In einigen Tagen wird das Gericht ein Urteil fällen und muss erklären, ob Jakob T. den Tod der kleinen Angelique fahrlässig verschuldet hat. Wird der heute 20-Jährige dann als Erwachsener behandelt und mit einer Freiheitsstrafe rechnen müssen, oder wird er als Heranwachsender behandelt?
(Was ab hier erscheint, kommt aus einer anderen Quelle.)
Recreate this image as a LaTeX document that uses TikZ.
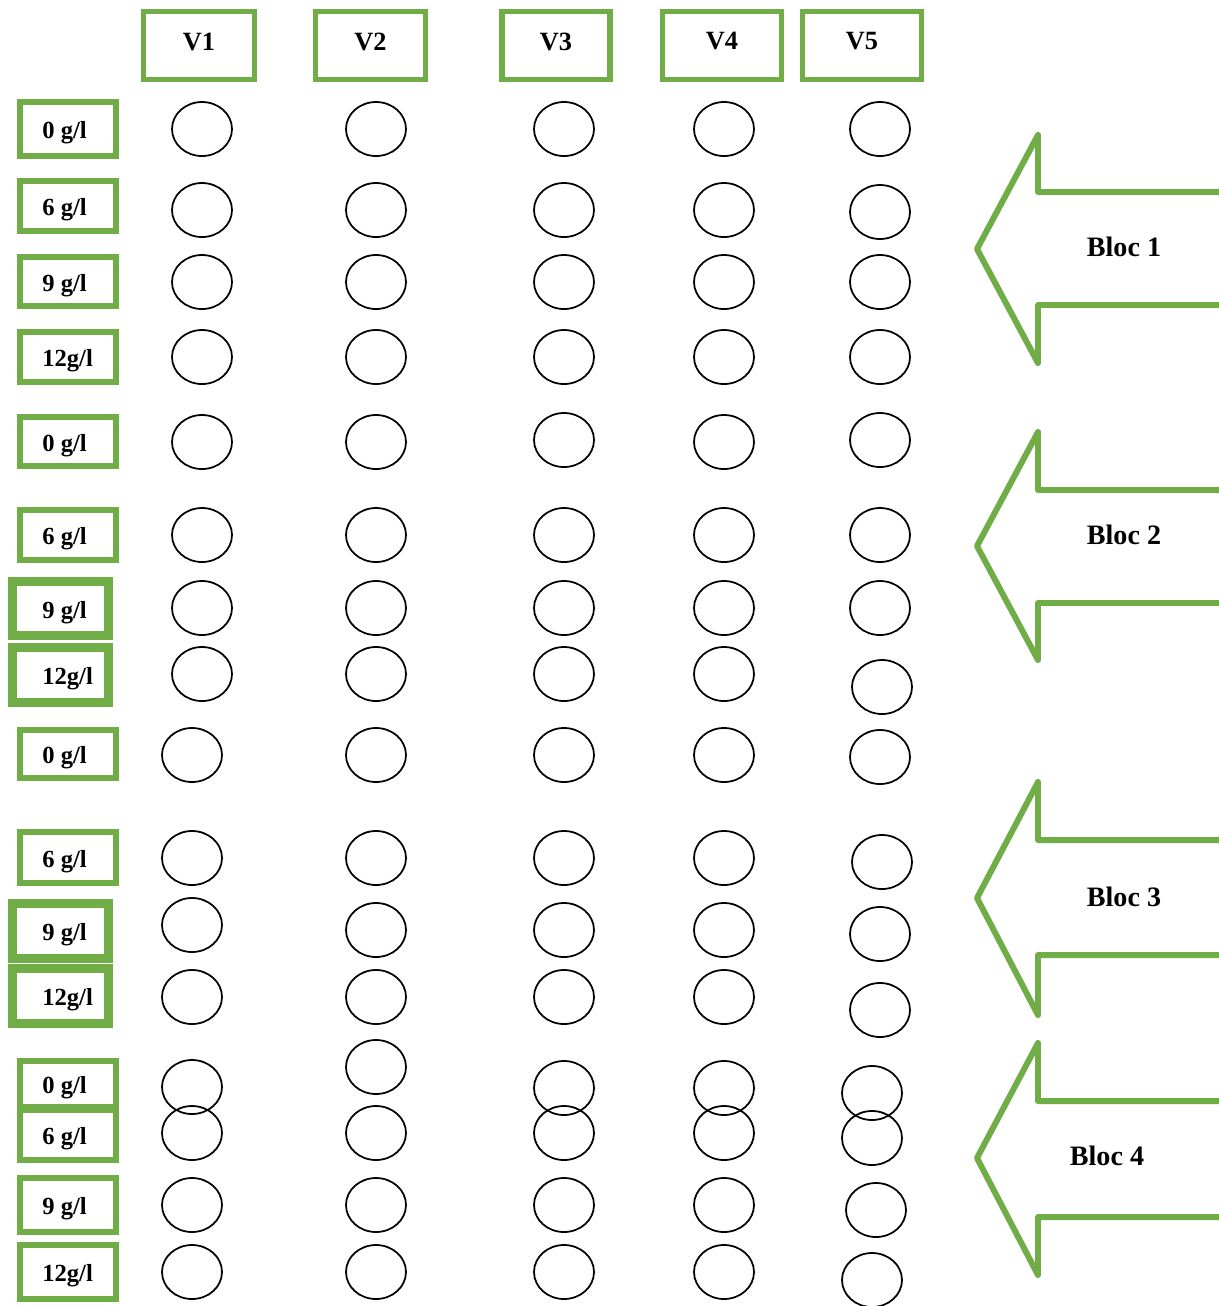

Die für solche Fälle zuständige Mitarbeiterin der Jugendgerichtshilfe des Jugendamtes plädierte am Mittwoch dafür, Jakob nach Jugendstrafrecht zu verurteilen. Gespräche mit ihm und seiner Mutter hätten ihr gezeigt, dass er nicht alterstypisch entwickelt sei und es ihm an Selbstständigkeit fehle. Bei dem Unfall habe er seine Leistungsfähigkeit stark überschätzt. Im Falle eines Schuldspruchs schlägt sie eine Verwarnung und die Zahlung eines Geldbetrages an eine gemeinnützige Einrichtung vor. Die Staatsanwältin scheint eher zum Erwachsenenstrafrecht zu tendieren. Jakob sei ein „Musterbeispiel an Erziehung und Geborgenheit wie wir das sonst nie haben“.